We saw the ants the next morning--big and black, with spidery legs and a stinging bite, they swarmed all over the back yard in lines three inches deep. Although they looked scary and their bite hurt, they were described by our neighbors as a natural cleansing phenomenon that eliminated rot and decay, a sort of physical purging of the environment. It was best to leave them alone while they "cleaned up," but for all their skittery creepiness--there were so many of them!--they were harmless.

It was easy leaving the ants alone when they were outside, but when they started wandering into the house, threatening a mass invasion and maybe a little too much help with the housecleaning, we bought some ant poison. Joedy sprayed it carefully--we didn't want them to go berserk--and in a few hours it seemed like they'd left. There were no more in the back yard or on the patio. They weren't climbing on the trash can or creating a pretty black ring around the pool.

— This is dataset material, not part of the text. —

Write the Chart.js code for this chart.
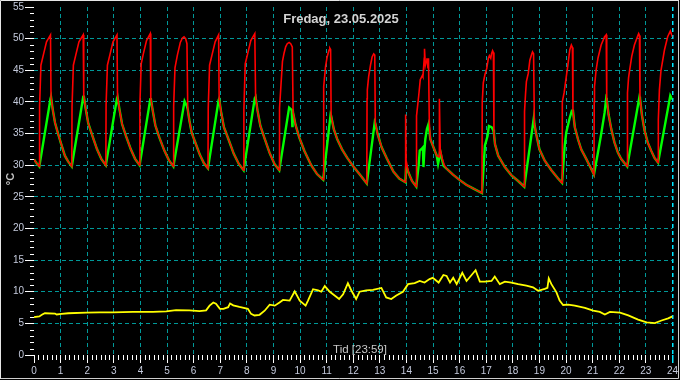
<!DOCTYPE html>
<html>
<head>
<meta charset="utf-8">
<script src="https://cdn.jsdelivr.net/npm/chart.js@4/dist/chart.umd.min.js"></script>
<style>
  html, body { margin: 0; padding: 0; background: #000; overflow: hidden; }
  canvas { display: block; }
</style>
</head>
<body>
<canvas id="c" width="680" height="380"></canvas>
<script>
// ---- data (hour of day, °C) ----
const titleText = 'Fredag, 23.05.2025';
const xAxisText = 'Tid [23:59]';
const yAxisText = '°C';
const hourTicks = [0,1,2,3,4,5,6,7,8,9,10,11,12,13,14,15,16,17,18,19,20,21,22,23,24];
const tempTicks = [0,5,10,15,20,25,30,35,40,45,50,55];

// cooling segments where the red and green curves coincide
const cooling = [
 [0.00,30.9],[0.10,30.3],[0.20,29.8],
 [0.64,40.8],[0.70,38.9],[0.79,36.7],[0.91,34.9],[1.04,33.1],[1.16,31.5],[1.28,30.6],[1.42,29.8],
 [1.87,41.0],[1.94,39.0],[2.04,36.6],[2.19,34.7],[2.37,32.5],[2.53,31.0],[2.70,30.0],
 [3.14,40.8],[3.21,38.9],[3.31,36.5],[3.46,34.6],[3.64,32.5],[3.80,31.0],[3.97,30.0],
 [4.39,40.6],[4.46,38.7],[4.56,36.3],[4.71,34.4],[4.90,32.3],[5.07,30.8],[5.24,29.8],
 [5.78,38.8],[5.84,37.1],[5.93,35.1],[6.07,33.5],[6.24,31.6],[6.39,30.3],[6.54,29.5],
 [6.96,40.5],[7.03,38.5],[7.14,36.0],[7.31,34.1],[7.51,31.8],[7.70,30.2],[7.88,29.2],
 [8.33,40.8],[8.40,38.7],[8.51,36.2],[8.67,34.2],[8.86,31.9],[9.04,30.2],[9.22,29.2],
 [9.74,38.3],[9.83,36.4],[9.97,34.4],[10.17,32.2],[10.42,30.0],[10.64,28.6],[10.87,27.7],
 [11.17,37.8],[11.27,35.7],[11.40,34.1],[11.58,32.5],[11.77,31.2],[12.02,29.7],[12.27,28.4],[12.51,27.1],
 [12.83,36.6],[12.92,34.9],[13.06,32.9],[13.26,31.1],[13.51,29.0],[13.73,27.9],[13.96,27.3],
 [14.08,28.8],[14.21,27.5],[14.37,26.6],
 [15.52,29.4],[15.75,28.5],[16.02,27.6],[16.25,26.9],[16.52,26.3],[16.84,25.6],
 [17.29,35.0],[17.33,33.3],[17.45,31.5],[17.70,29.7],[17.95,28.4],[18.20,27.5],[18.43,26.6],
 [18.81,36.5],[18.88,34.9],[19.00,32.5],[19.20,30.7],[19.45,29.2],[19.70,27.9],[19.85,27.2],
 [20.26,38.6],[20.33,36.0],[20.45,34.1],[20.57,32.5],[20.76,31.0],[20.95,29.4],[21.05,28.5],
 [21.53,40.4],[21.60,38.0],[21.70,35.7],[21.82,33.6],[21.95,32.0],[22.07,31.0],[22.30,29.8],
 [22.78,40.6],[22.85,38.0],[22.95,35.5],[23.07,33.6],[23.20,32.3],[23.32,31.2],[23.46,30.4]
];

// red curve while heating
const redHeating = [
 [0.21,39.3],[0.26,45.8],[0.35,47.4],[0.47,49.5],[0.62,50.6],
 [1.43,39.3],[1.48,45.8],[1.57,47.4],[1.69,49.5],[1.85,50.6],
 [2.71,39.5],[2.76,45.8],[2.85,47.4],[2.97,49.5],[3.12,50.6],
 [3.98,39.5],[4.03,46.0],[4.11,47.6],[4.23,49.7],[4.37,50.8],
 [5.25,39.3],[5.30,45.4],[5.39,47.4],[5.50,49.4],[5.58,50.1],[5.64,50.3],[5.70,50.0],[5.75,49.2],
 [6.55,39.0],[6.60,45.8],[6.69,47.4],[6.81,49.5],[6.94,50.6],
 [7.89,38.7],[7.94,46.0],[8.03,47.6],[8.15,49.7],[8.30,50.8],
 [9.23,39.0],[9.28,42.4],[9.34,46.4],[9.40,47.7],[9.46,48.7],[9.52,49.2],[9.59,49.4],[9.65,49.2],[9.71,48.7],
 [10.88,41.0],[10.90,42.4],[10.96,45.6],[11.02,47.1],[11.09,48.2],[11.12,48.5],[11.15,48.3],
 [12.52,40.5],[12.53,41.9],[12.58,44.0],[12.65,45.8],[12.71,47.1],[12.77,47.6],[12.81,47.4],
 [13.97,38.0],[13.99,30.7],
 [14.38,37.8],[14.46,40.9],[14.52,43.5],[14.60,44.2],[14.62,44.0],[14.67,46.9],[14.68,48.4],[14.71,45.8],
 [14.74,46.4],[14.77,46.9],[14.81,45.3],[14.83,46.9],[14.86,36.7],[14.90,34.1],[15.02,32.8],[15.14,31.5],
 [15.23,31.3],[15.24,40.5],[15.27,32.5],[15.35,31.0],[15.42,30.0],
 [16.85,40.0],[16.89,43.0],[16.95,44.3],[17.02,45.3],[17.08,46.9],[17.12,47.3],[17.17,46.9],[17.20,47.6],[17.24,48.1],[17.27,47.8],
 [18.44,38.5],[18.48,41.4],[18.51,43.2],[18.58,44.5],[18.64,46.6],[18.70,47.4],[18.74,47.9],[18.78,47.6],
 [19.86,40.0],[19.93,41.5],[20.01,44.0],[20.07,45.8],[20.14,48.2],[20.20,49.0],[20.24,48.6],
 [21.06,40.0],[21.07,42.4],[21.13,45.0],[21.20,46.9],[21.32,49.0],[21.45,50.3],[21.51,50.6],
 [22.31,41.4],[22.35,43.8],[22.39,45.0],[22.47,47.2],[22.57,49.0],[22.70,50.5],[22.73,50.8],[22.76,50.5],
 [23.47,37.2],[23.51,41.9],[23.57,45.0],[23.70,48.2],[23.82,50.3],[23.92,51.2],[24.00,50.3]
];

// green curve while heating
const greenHeating = [
 [0.62,40.5],
 [1.85,40.8],
 [3.12,40.6],
 [4.37,40.4],
 [5.66,40.1],[5.75,39.3],
 [6.94,40.3],
 [8.30,40.6],
 [9.59,39.1],[9.69,38.7],[9.71,36.2],[9.72,38.8],
 [11.15,38.0],
 [12.81,36.8],
 [13.99,29.9],
 [14.46,30.0],[14.50,32.3],[14.58,32.6],[14.62,32.8],[14.64,29.7],[14.67,32.0],[14.71,34.1],[14.77,35.7],
 [14.83,36.5],[14.90,34.1],[15.02,32.8],[15.14,31.5],[15.19,30.2],[15.24,31.3],[15.27,32.3],[15.33,31.0],[15.40,29.9],
 [16.95,33.1],[17.05,34.6],[17.10,36.2],[17.20,36.0],[17.26,35.6],
 [18.79,37.5],
 [19.95,33.1],[20.01,35.2],[20.14,37.5],[20.22,38.6],
 [21.20,32.0],[21.32,34.9],[21.45,38.3],[21.51,40.6],
 [22.76,40.8],
 [23.92,41.0],[24.00,40.4]
];

// yellow (outdoor) curve
const outdoor = [
 [0.00,6.0],[0.20,6.1],[0.31,6.4],[0.41,6.6],[0.79,6.55],[0.85,6.4],[1.04,6.5],[1.29,6.6],[1.97,6.7],
 [2.47,6.75],[2.97,6.75],[3.72,6.8],[4.47,6.8],[4.97,6.9],[5.34,7.1],[5.84,7.05],[6.22,6.95],[6.47,7.05],
 [6.60,7.8],[6.74,8.3],[6.84,8.1],[6.99,7.3],[7.12,7.3],[7.30,7.55],[7.37,8.15],[7.49,7.85],[7.72,7.6],
 [8.04,7.3],[8.16,6.5],[8.29,6.25],[8.48,6.35],[8.67,7.0],[8.86,7.95],[9.05,7.8],[9.23,8.3],[9.36,8.7],
 [9.61,8.6],[9.80,10.05],[9.99,8.6],[10.21,7.8],[10.30,8.6],[10.49,10.4],[10.68,10.2],[10.80,10.0],
 [10.93,10.9],[11.12,10.0],[11.24,9.6],[11.47,8.85],[11.62,9.6],[11.80,11.35],[11.93,10.2],[12.11,8.85],
 [12.24,10.0],[12.49,10.2],[12.74,10.3],[13.06,10.6],[13.24,9.1],[13.43,8.85],[13.62,9.4],[13.87,10.0],
 [14.06,11.2],[14.31,11.35],[14.50,11.7],[14.68,11.45],[14.87,12.0],[14.99,12.2],[15.21,11.45],[15.39,12.65],
 [15.51,12.5],[15.64,11.45],[15.76,12.2],[15.89,11.2],[16.10,13.0],[16.26,11.7],[16.45,12.65],[16.60,13.4],
 [16.76,11.6],[16.95,11.6],[17.20,11.7],[17.32,12.4],[17.51,11.2],[17.70,11.6],[17.95,11.45],[18.20,11.2],
 [18.51,10.95],[18.76,10.7],[18.95,10.15],[19.20,10.45],[19.30,10.6],[19.35,12.1],[19.45,11.2],[19.64,9.9],
 [19.76,8.6],[19.89,7.9],[20.08,7.95],[20.33,7.8],[20.71,7.45],[21.02,7.0],[21.27,6.8],[21.46,6.4],
 [21.65,6.8],[22.03,6.7],[22.34,6.25],[22.71,5.6],[23.03,5.15],[23.34,5.05],[23.59,5.45],[23.84,5.8],[24.00,6.1]
];

// ---- build datasets ----
function toPoints(list) {
  return list.slice().sort((a, b) => a[0] - b[0]).map(p => ({ x: p[0], y: p[1] }));
}
const redData = toPoints(cooling.concat(redHeating));
const greenData = toPoints(cooling.concat(greenHeating));
const yellowData = toPoints(outdoor);

const FONT = '"Liberation Sans", Arial, sans-serif';
const LABEL_COLOR = '#c4cadc';
const GRID_COLOR = '#009898';

const decor = {
  id: 'decor',
  afterDraw(chart) {
    const { ctx, chartArea: ca, scales } = chart;
    const xs = scales.x, ys = scales.y;
    ctx.save();
    // minor ticks
    ctx.strokeStyle = '#ffffff';
    ctx.lineWidth = 1;
    ctx.beginPath();
    for (let v = tempTicks[0]; v <= tempTicks[tempTicks.length - 1]; v++) {
      if (tempTicks.includes(v)) continue;
      const py = Math.round(ys.getPixelForValue(v)) + 0.5;
      ctx.moveTo(ca.left - 4, py); ctx.lineTo(ca.left, py);
    }
    for (let i = 0; i <= 24 * 6; i++) {
      if (i % 6 === 0) continue;
      const px = Math.round(xs.getPixelForValue(i / 6)) + 0.5;
      ctx.moveTo(px, ca.bottom); ctx.lineTo(px, ca.bottom + 5);
    }
    ctx.stroke();

    // title
    ctx.fillStyle = '#d4d4d4';
    ctx.textAlign = 'center';
    ctx.textBaseline = 'alphabetic';
    ctx.font = 'bold 13px ' + FONT;
    ctx.fillText(titleText, 341, 22.5);
    // x axis text
    ctx.font = '11.5px ' + FONT;
    ctx.fillStyle = '#c8c8c8';
    ctx.fillText(xAxisText, 360, 352.5);
    // y axis text
    ctx.save();
    ctx.translate(11, 179);
    ctx.rotate(-Math.PI / 2);
    ctx.font = 'bold 11px ' + FONT;
    ctx.textBaseline = 'middle';
    ctx.fillText(yAxisText, 0, 0);
    ctx.restore();

    // frame
    ctx.strokeStyle = '#e6e6e6';
    ctx.beginPath();
    ctx.moveTo(0.5, 379); ctx.lineTo(0.5, 0.5); ctx.lineTo(679, 0.5);
    ctx.stroke();
    ctx.strokeStyle = '#cfcfcf';
    ctx.beginPath();
    ctx.moveTo(1, 378.5); ctx.lineTo(678.5, 378.5); ctx.lineTo(678.5, 1);
    ctx.stroke();
    ctx.restore();
  }
};

new Chart(document.getElementById('c'), {
  type: 'line',
  data: {
    datasets: [
      { label: 'red', data: redData, borderColor: '#ff0000', borderWidth: 1.6, pointRadius: 0, tension: 0, order: 0 },
      { label: 'green', data: greenData, borderColor: '#00ff00', borderWidth: 2.4, pointRadius: 0, tension: 0, order: 1 },
      { label: 'yellow', data: yellowData, borderColor: '#ffff00', borderWidth: 1.8, pointRadius: 0, tension: 0, order: 2 }
    ]
  },
  options: {
    responsive: false,
    animation: false,
    devicePixelRatio: 1,
    layout: { padding: { top: 3, right: 5, left: 0, bottom: 0 } },
    plugins: { legend: { display: false }, tooltip: { enabled: false }, title: { display: false } },
    scales: {
      x: {
        type: 'linear', min: hourTicks[0], max: hourTicks[hourTicks.length - 1],
        afterBuildTicks(s) { s.ticks = hourTicks.map(v => ({ value: v })); },
        ticks: { color: LABEL_COLOR, font: { size: 10, family: FONT }, padding: 2, maxRotation: 0, autoSkip: false },
        grid: {
          color: c => c.tick && c.tick.value === 0 ? 'rgba(0,0,0,0)' : (c.tick && c.tick.value === 24 ? '#00e6ff' : GRID_COLOR),
          lineWidth: c => c.tick && c.tick.value === 24 ? 1.5 : 1,
          tickColor: c => c.tick && c.tick.value === 24 ? '#00e6ff' : '#ffffff',
          tickLength: 8
        },
        border: { display: false, dash: [4, 3] },
        afterFit(s) { s.height = 25; }
      },
      y: {
        type: 'linear', min: tempTicks[0], max: tempTicks[tempTicks.length - 1],
        afterBuildTicks(s) { s.ticks = tempTicks.map(v => ({ value: v })); },
        ticks: { color: LABEL_COLOR, font: { size: 10, family: FONT }, padding: 1 },
        grid: {
          color: c => c.tick && (c.tick.value === 0 || c.tick.value === 55) ? 'rgba(0,0,0,0)' : GRID_COLOR,
          lineWidth: 1,
          tickColor: '#ffffff',
          tickLength: 9
        },
        border: { display: false, dash: [4, 3] },
        afterFit(s) { s.width = 34; }
      }
    }
  },
  plugins: [decor]
});
</script>
</body>
</html>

We praised the can of ant poison, and then we saw them on our bedroom window.

Luckily, we have screens, so the hundreds--thousands--of ants that ran past our windows couldn't get in, but we moved Malko's play pen to the other side of the room anyway, and we've been shaking clothes out, and swatting ourselves, compulsively since. After purging our windows of rot and decay the ants tackled the empty upstairs apartment, climbing the outside wall in a dark upwards-moving river. Watching them gave me the shivers, but there was something in their purposefulness that was comforting, too, and when they finally left I kind of missed them. Sorting laundry outside by the washing machine, I thought about the ants and how important it is to purge and clean, to let go of the old, the sick, and the dead--to clear out all the junk and move on.